5) It’s bloody good fun

You’ll be working in a fast-paced work-hard, play-hard environment with people with similar motivations and interests to you.  What doesn’t sound fun about that?

6) You can progress quickly

In less than six months I’ve gone from being a sales exec to running inbound marketing. If you have the right attitude you can progress fast.

7) There are all sorts of perks – weird ones too

From beer-stocked fridges and full fry ups every day, to Christmas parties abroad and pool tables in the office, start-ups are pretty cool environments to work in.

8) The bumping-into-old-friends situation

You bump into someone you went to secondary school with and the inevitable question of “what do you do for work” comes up.
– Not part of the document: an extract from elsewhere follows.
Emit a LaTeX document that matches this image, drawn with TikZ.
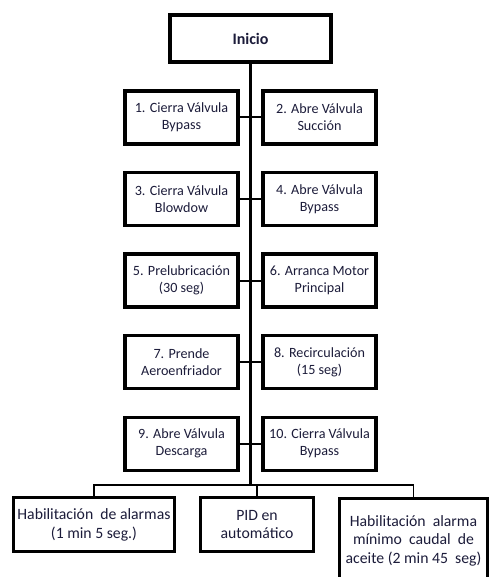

Saying you’re an accountant may be the perfect career for you, but you may be the type of person that wants to answer that question and blow someone’s mind – “I’m running inbound marketing at a start-up that just raised over a million pounds from the guys that invested in LoveFilm, Betfair and Zoopla, we’re providing consumers with a service they’ve been crying out for when it comes to buying a new car”. Winning.

There are lots of pros and cons to both startups and corporates. Only you can decide which you think you’d prefer. Just don’t make a decision for the wrong reasons.